As you can see, dualism, materialism, and anthropocentrism can make us estranged from God, from nature, and from our own spiritual capacities. This kind of thinking "can make us environmentally suicidal and spiritually and ethically impotent. It can cut us off from appreciating, celebrating, reverencing, and loving the fundamental fact of reality we face daily- the elementary blessing of being alive in a universe that is brimming with fellow-life." Where do we go from here?
If we are to survive, we need to move into another level of consciousness, a new way of thinking where commonality is valued over distinctions, where feelings and spiritual awareness work alongside the five sensory perceptions of reality, and where the rest of creation is valued, not because of what it can do for humans, but because it was created by God and has value in and of itself. We need to replace accumulating things with developing relationships.
In today's gospel story, Jesus tells his followers that those who want abundant life must do the will the God. There is no place for distorted thinking, apathy, and inaction in the kingdom of God.

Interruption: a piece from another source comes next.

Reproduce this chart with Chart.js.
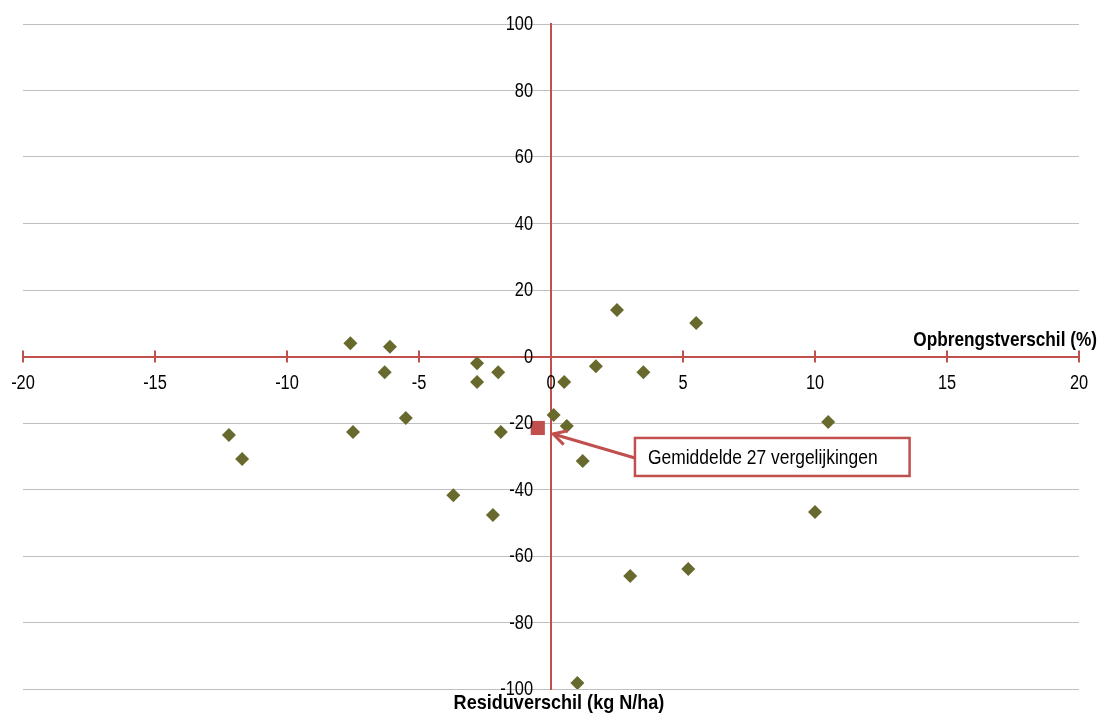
<!DOCTYPE html>
<html>
<head>
<meta charset="utf-8">
<script src="https://cdn.jsdelivr.net/npm/chart.js@4.4.0/dist/chart.umd.min.js"></script>
<style>
  html, body { margin: 0; padding: 0; background: #fff; }
  #wrap { width: 1102px; height: 715px; }
</style>
</head>
<body>
<div id="wrap"><canvas id="scatter"></canvas></div>
<script>
// Opbrengstverschil (%) vs Residuverschil (kg N/ha)
const xValues = [-7.6, -6.1, -6.3, -2.8, -2.8, -2.0, -12.2, -11.7, -7.5, -5.5, -1.9, -3.7, -2.2,
                 0.5, 1.7, 2.5, 3.5, 5.5, 0.1, 0.6, 1.2, 10.5, 10.0, 3.0, 5.2, 1.0];
const yValues = [4.0, 2.9, -4.7, -2.0, -7.7, -4.7, -23.6, -30.8, -22.7, -18.5, -22.7, -41.7, -47.7,
                 -7.7, -2.9, 14.0, -4.7, 10.1, -17.6, -20.9, -31.4, -19.7, -46.8, -66.0, -63.9, -98.2];
const meanX = -0.5;
const meanY = -21.5;
const xTicks = [-20, -15, -10, -5, 0, 5, 10, 15, 20];
const yTicks = [-100, -80, -60, -40, -20, 0, 20, 40, 60, 80, 100];

const xTitle = "Opbrengstverschil (%)";
const yTitle = "Residuverschil (kg N/ha)";
const noteText = "Gemiddelde 27 vergelijkingen";

const red = "#c0504d";
const olive = "#676a2c";
const fontFam = "'Liberation Sans', Arial, sans-serif";

const points = xValues.map((x, i) => ({ x: x, y: yValues[i] }));

// no narrow font installed, so squeeze the text horizontally
function narrowText(ctx, text, x, y, align, font, sx) {
  ctx.save();
  ctx.font = font;
  ctx.textAlign = align;
  ctx.textBaseline = "middle";
  ctx.translate(x, y);
  ctx.scale(sx, 1);
  ctx.fillText(text, 0, 0);
  ctx.restore();
}

// tick marks, tick labels, axis titles and the callout
const extras = {
  id: "extras",
  afterDraw(chart) {
    const ctx = chart.ctx;
    const xs = chart.scales.x, ys = chart.scales.y;
    const y0 = ys.getPixelForValue(0);
    const x0 = xs.getPixelForValue(0);
    ctx.save();
    ctx.strokeStyle = red;
    ctx.lineWidth = 2;
    xTicks.forEach(v => {
      const px = xs.getPixelForValue(v);
      ctx.beginPath();
      ctx.moveTo(px, y0 - 6);
      ctx.lineTo(px, y0 + 6);
      ctx.stroke();
    });

    ctx.fillStyle = "#000";
    const tickFont = "19.5px " + fontFam;
    xTicks.forEach(v => {
      narrowText(ctx, String(v), xs.getPixelForValue(v), y0 + 27, "center", tickFont, 0.84);
    });
    yTicks.forEach(v => {
      narrowText(ctx, String(v), x0 - 18, ys.getPixelForValue(v) + 1, "right", tickFont, 0.84);
    });

    // axis titles
    const titleFont = "bold 21px " + fontFam;
    narrowText(ctx, xTitle, chart.width - 5, y0 - 16, "right", titleFont, 0.82);
    narrowText(ctx, yTitle, x0 + 8, ys.bottom + 14, "center", titleFont, 0.86);

    // callout box + arrow
    const bx = xs.getPixelForValue(3.18);
    const by = ys.getPixelForValue(-24.5);
    const noteFont = "21px " + fontFam;
    ctx.font = noteFont;
    const tw = ctx.measureText(noteText).width * 0.83;
    const bw = tw + 45, bh = 38;
    ctx.fillStyle = "#fff";
    ctx.fillRect(bx, by, bw, bh);
    ctx.lineWidth = 2.5;
    ctx.strokeRect(bx, by, bw, bh);
    ctx.fillStyle = "#000";
    narrowText(ctx, noteText, bx + 13, by + bh / 2 + 1, "left", noteFont, 0.83);

    const tx = xs.getPixelForValue(0.08), ty = ys.getPixelForValue(-23.3);
    const sx = bx, sy = by + 20;
    const ang = Math.atan2(ty - sy, tx - sx);
    ctx.lineWidth = 3;
    ctx.beginPath();
    ctx.moveTo(sx, sy);
    ctx.lineTo(tx, ty);
    ctx.stroke();
    ctx.beginPath();
    ctx.moveTo(tx - 15 * Math.cos(ang - 0.5), ty - 15 * Math.sin(ang - 0.5));
    ctx.lineTo(tx, ty);
    ctx.lineTo(tx - 15 * Math.cos(ang + 0.5), ty - 15 * Math.sin(ang + 0.5));
    ctx.stroke();
    ctx.restore();
  }
};

new Chart(document.getElementById("scatter"), {
  type: "scatter",
  data: {
    datasets: [
      {
        label: "Vergelijkingen",
        data: points,
        pointStyle: "rectRot",
        pointRadius: 7,
        backgroundColor: olive,
        borderColor: olive,
        borderWidth: 0
      },
      {
        label: "Gemiddelde",
        data: [{ x: meanX, y: meanY }],
        pointStyle: "rect",
        pointRadius: 10,
        backgroundColor: red,
        borderColor: red,
        borderWidth: 0
      }
    ]
  },
  options: {
    responsive: true,
    maintainAspectRatio: false,
    animation: false,
    layout: { padding: { left: 23, right: 23, top: 24, bottom: 26 } },
    plugins: {
      legend: { display: false },
      tooltip: { enabled: false }
    },
    scales: {
      x: {
        type: "linear",
        min: -20,
        max: 20,
        position: { y: 0 },
        grid: { display: false, drawTicks: false },
        border: { display: true, color: red, width: 2 },
        afterBuildTicks: axis => { axis.ticks = xTicks.map(v => ({ value: v })); },
        ticks: { display: false }
      },
      y: {
        type: "linear",
        min: -100,
        max: 100,
        position: { x: 0 },
        grid: { color: "#bfbfbf", lineWidth: 1, drawTicks: false },
        border: { display: true, color: red, width: 2 },
        afterBuildTicks: axis => { axis.ticks = yTicks.map(v => ({ value: v })); },
        ticks: { display: false }
      }
    }
  },
  plugins: [extras]
});
</script>
</body>
</html>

This reading from the gospel of Matthew comes at the very end of the Sermon on the Mount. As you may remember, the Sermon on the Mount introduces a new way of thinking that is foreign to the people of first century Palestine. So challenging to the status quo is this new way of thinking, that we continue to struggle with the text even today. In the Sermon on the Mount, Jesus calls his disciples to a higher level of consciousness. He calls them to purify their emotions of anger and lust so that their emotions would not lead them into transgressions. He calls them to love their enemies and pray for those who persecuted them. He advises them not to store up treasures on earth but rather to focus on relational concerns. He tells them to stay in the present moment and not to be overcome with worry. He teaches them how to pray and he blesses the poor in spirit, the meek, the mournful, the hungry and the thirsty.
But Jesus did not leave them with a plan on how to deal with the ecological crises. This was not an issue in his day. But before he died, Jesus told his disciples: "I have yet many things to say to you but you cannot bear them now. When the Spirit of Truth comes, that Spirit will guide you into all truth." It is this Spirit of Truth, the Holy Spirit, that can lead us into all truth when it comes to dealing with the ecological crises. As we celebrate this Rogation Sunday, perhaps one of the most important things we can do as a community of faith, is to pray for and be open to the power of the Holy Spirit so that God's thoughts become our thoughts, and God's ways become our ways. For if we allow this "Giver of Life" to transform our distorted way of thinking, then abundant life becomes possible and so does the future of our Planet Earth.
*Material in this sermon taken from "Beyond the Modern Mind" by Douglas Brown.